THE inclusion of three women in Wisden’s Cricketers of the Year list was celebrated as “a really huge statement” yesterday, but the landmark announcement came with a note of caution.

Former England captain Clare Connor said the sport must “keep challenging itself to be better” as she acknowledged cricket is not immune from the sexism issues that have plagued politics, Hollywood and wider society.

Women for the first time dominate the five-player Wisden list, a long-standing male-dominated preserve, with World Cup winners Heather Knight, Natalie Sciver and Anya Shrubsole honoured. Only two women, Claire Taylor and Charlotte Edwards, had previously been included on the list since its 1889 inception.

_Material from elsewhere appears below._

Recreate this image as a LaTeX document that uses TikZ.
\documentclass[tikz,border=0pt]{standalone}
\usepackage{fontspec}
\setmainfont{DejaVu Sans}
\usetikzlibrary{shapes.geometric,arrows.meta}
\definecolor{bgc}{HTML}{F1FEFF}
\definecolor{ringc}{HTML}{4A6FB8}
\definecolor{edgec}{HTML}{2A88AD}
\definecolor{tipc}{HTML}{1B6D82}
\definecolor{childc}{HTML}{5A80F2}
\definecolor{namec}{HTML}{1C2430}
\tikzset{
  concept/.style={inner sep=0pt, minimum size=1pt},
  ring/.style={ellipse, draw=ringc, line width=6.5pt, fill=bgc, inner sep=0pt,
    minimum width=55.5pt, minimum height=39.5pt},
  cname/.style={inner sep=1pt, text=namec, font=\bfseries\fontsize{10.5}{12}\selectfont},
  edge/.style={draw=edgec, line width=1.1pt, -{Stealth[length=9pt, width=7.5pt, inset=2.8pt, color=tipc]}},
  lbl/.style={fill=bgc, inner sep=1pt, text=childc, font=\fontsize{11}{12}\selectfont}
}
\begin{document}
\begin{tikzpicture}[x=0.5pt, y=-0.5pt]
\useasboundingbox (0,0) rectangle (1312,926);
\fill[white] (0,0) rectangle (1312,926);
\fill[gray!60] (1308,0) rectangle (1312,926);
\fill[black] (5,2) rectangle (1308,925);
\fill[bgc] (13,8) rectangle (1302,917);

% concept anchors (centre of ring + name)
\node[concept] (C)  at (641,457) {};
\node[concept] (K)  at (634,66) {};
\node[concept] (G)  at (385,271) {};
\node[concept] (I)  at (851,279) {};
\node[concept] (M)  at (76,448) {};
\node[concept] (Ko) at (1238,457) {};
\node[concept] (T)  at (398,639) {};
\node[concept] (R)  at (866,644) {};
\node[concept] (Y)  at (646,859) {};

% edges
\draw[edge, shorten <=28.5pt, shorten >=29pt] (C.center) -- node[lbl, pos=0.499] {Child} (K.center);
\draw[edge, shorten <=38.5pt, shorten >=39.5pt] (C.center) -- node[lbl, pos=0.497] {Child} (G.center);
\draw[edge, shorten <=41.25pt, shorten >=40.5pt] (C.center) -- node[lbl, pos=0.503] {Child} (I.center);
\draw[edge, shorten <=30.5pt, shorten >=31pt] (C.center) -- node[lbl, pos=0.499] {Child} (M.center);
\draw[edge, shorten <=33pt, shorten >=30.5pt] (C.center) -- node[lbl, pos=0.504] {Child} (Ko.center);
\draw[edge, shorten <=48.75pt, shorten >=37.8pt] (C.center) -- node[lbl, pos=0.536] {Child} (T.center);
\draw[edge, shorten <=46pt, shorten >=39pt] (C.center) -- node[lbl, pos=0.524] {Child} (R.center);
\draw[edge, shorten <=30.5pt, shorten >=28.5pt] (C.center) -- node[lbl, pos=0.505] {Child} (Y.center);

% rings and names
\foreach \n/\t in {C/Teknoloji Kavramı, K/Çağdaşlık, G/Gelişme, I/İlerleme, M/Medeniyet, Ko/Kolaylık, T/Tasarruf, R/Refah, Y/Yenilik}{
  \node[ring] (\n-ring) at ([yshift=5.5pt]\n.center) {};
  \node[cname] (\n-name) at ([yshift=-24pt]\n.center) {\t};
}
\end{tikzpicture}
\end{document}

Connor, who skippered her country from 2000 to 2006, is now the England and Wales Cricket Board’s director of women’s cricket.

She said: “The Wisden Almanack is very precious in our cricketing heritage and it’s a really fantastic celebration of not only what those three players achieved last year and the role they played in Heather being able to lift the World Cup in July, but I think it’s a wonderful acknowledgement of where the women’s game is in the cricketing consciousness.”

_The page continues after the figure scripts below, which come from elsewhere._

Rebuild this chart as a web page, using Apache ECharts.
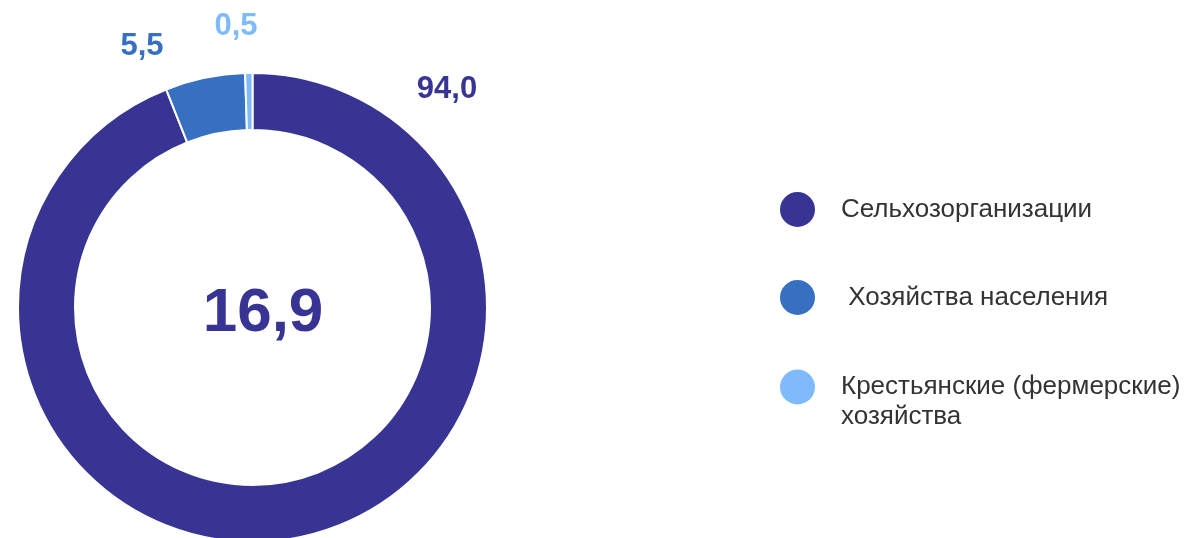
<!DOCTYPE html>
<html>
<head>
<meta charset="utf-8">
<script src="https://cdn.jsdelivr.net/npm/echarts@6/dist/echarts.min.js"></script>
<style>
html,body{margin:0;padding:0;background:#fff;}
#chart{width:1191px;height:538px;}
</style>
</head>
<body>
<div id="chart"></div>
<script>
const categories = ['Сельхозорганизации', 'Хозяйства населения', 'Крестьянские (фермерские) хозяйства'];
const legendLabels = ['Сельхозорганизации', ' Хозяйства населения', '\nКрестьянские (фермерские)\nхозяйства'];
const shares = [94.0, 5.5, 0.5];
const totalLabel = '16,9';
const colors = ['#383494', '#3770c1', '#7fbbfc'];

const FONT = 'Liberation Sans, Arial, sans-serif';
const chart = echarts.init(document.getElementById('chart'), null, {renderer: 'canvas'});

const labelPos = [[447, 89], [142, 46], [236, 26]];
const legendTops = [185, 273, 337];

const legends = categories.map((c, i) => ({
  data: [c],
  orient: 'vertical',
  left: 773,
  top: legendTops[i],
  icon: 'circle',
  itemWidth: 37,
  itemHeight: 37,
  itemGap: 0,
  selectedMode: false,
  formatter: () => legendLabels[i],
  textStyle: {fontFamily: FONT, fontSize: 26, color: '#333333', lineHeight: 30, padding: [0, 0, 0, 20]}
}));

chart.setOption({
  animation: false,
  color: colors,
  legend: legends,
  graphic: [{
    type: 'text',
    style: {
      text: totalLabel,
      x: 263, y: 314,
      align: 'center', verticalAlign: 'middle',
      font: 'bold 62px ' + FONT,
      fill: '#383494'
    }
  }],
  series: [{
    type: 'pie',
    center: [252.5, 307.5],
    radius: [177.5, 234.5],
    startAngle: 90,
    clockwise: true,
    avoidLabelOverlap: false,
    itemStyle: {borderColor: '#ffffff', borderWidth: 2},
    label: {
      show: true,
      position: 'outside',
      formatter: p => p.value.toFixed(1).replace('.', ','),
      fontFamily: FONT,
      fontWeight: 'bold',
      fontSize: 31,
      color: 'inherit'
    },
    labelLine: {show: false},
    labelLayout: p => ({x: labelPos[p.dataIndex][0], y: labelPos[p.dataIndex][1], align: 'center', verticalAlign: 'middle'}),
    emphasis: {disabled: true},
    data: categories.map((c, i) => ({name: c, value: shares[i], label: {color: colors[i]}}))
  }]
});
</script>
</body>
</html>
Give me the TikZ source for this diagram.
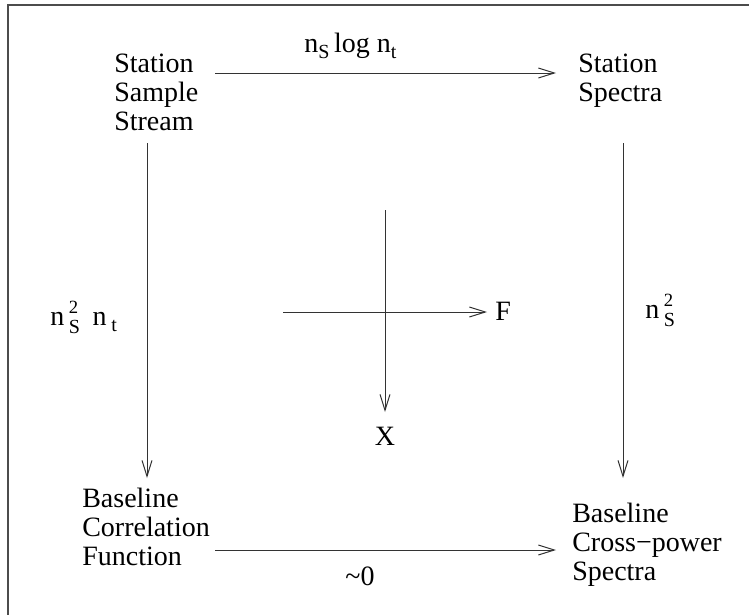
\documentclass[tikz,border=0pt]{standalone}
\usepackage{fontspec}
\setmainfont{Liberation Serif}
\usetikzlibrary{arrows.meta}
\newcommand\subsc[1]{\raisebox{-4.5pt}{\fontsize{15}{15}\selectfont #1}}
\newcommand\stackSt{\makebox[0pt][l]{\raisebox{-6pt}{\fontsize{15}{15}\selectfont S}}\raisebox{9pt}{\fontsize{14}{14}\selectfont 2}\hspace{2pt}}
\tikzset{
  lbl/.style={font=\fontsize{21}{21.4}\selectfont, inner sep=0pt, align=left, text=black},
  conn/.style={draw=black!80, line width=0.75pt, -{Straight Barb[length=12pt,width=7.5pt]}},
  frame/.style={draw=black!70, line width=1.5pt}
}
\begin{document}
\begin{tikzpicture}[x=0.75pt, y=-0.75pt]
\useasboundingbox (0,0) rectangle (749,615);
\fill[white] (0,0) rectangle (749,615);
% frame (only top and left edges visible)
\coordinate (f0) at (8,5);
\coordinate (f1) at (749,5);
\coordinate (f2) at (8,615);
\draw[frame] (f1) -- (f0) -- (f2);
% text blocks (anchor at baseline of last line)
\node[lbl, anchor=base west] (tl) at (114,130) {Station\\Sample\\Stream};
\node[lbl, anchor=base west] (tr) at (578,101) {Station\\Spectra};
\node[lbl, anchor=base west] (bl) at (82,565) {Baseline\\Correlation\\Function};
\node[lbl, anchor=base west] (br) at (572,580) {Baseline\\Cross−power\\Spectra};
% arrow end points
\coordinate (a1s) at (215,73);
\coordinate (a1e) at (556,73);
\coordinate (a2s) at (215,550);
\coordinate (a2e) at (556,550);
\coordinate (v1s) at (147,143);
\coordinate (v1e) at (147,478);
\coordinate (v2s) at (623,143);
\coordinate (v2e) at (623,478);
\coordinate (ch1) at (283,312);
\coordinate (ch2) at (487,312);
\coordinate (cv1) at (385,210);
\coordinate (cv2) at (385,412);
\draw[conn] (a1s) -- (a1e);
\draw[conn] (a2s) -- (a2e);
\draw[conn] (v1s) -- (v1e);
\draw[conn] (v2s) -- (v2e);
\draw[conn] (ch1) -- (ch2);
\draw[conn] (cv1) -- (cv2);
% labels
\node[lbl, anchor=base west] (ltop) at (304,52) {n\subsc{S}\,log n\subsc{t}};
\node[lbl, anchor=base west] (lleft) at (50,325) {n\,\stackSt\ \,n\,\subsc{t}};
\node[lbl, anchor=base west] (lright) at (645,318) {n\,\stackSt};
\node[lbl, anchor=base] (lbot) at (360,585) {\char"7E 0};
\node[lbl, anchor=base west] (lF) at (495,320) {F};
\node[lbl, anchor=base] (lX) at (385,445) {X};
\end{tikzpicture}
\end{document}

Connor knows out-of-step views and conduct have lingered within cricket, saying: “There is everyday sexism and some unwelcome comments and attitudes and practices as we know around gender equality in every industry.

“You only have to look at Hollywood and some of the stuff that, in the last four or five months, has come out of Westminster and the charity sector.”

The #MeToo and Time’s Up movements have led to behaviours being questioned and confronted across many strands of society.

Connor will not tolerate sexism standing in the way of women in cricket.

She said: “It’s right that it’s called out and it’s right that sport generally, and cricket particularly, has to keep challenging itself to be better and to be completely welcoming and completely inclusive.

“It’s a really huge statement from Wisden. I’m sure it’s one they thought long and hard about because it’s really putting themselves out there.

“The conservative option would be to have named one of the five and a bolder step would have been to name two, but what they’ve done is a really, really bold and outspoken gesture and statement.”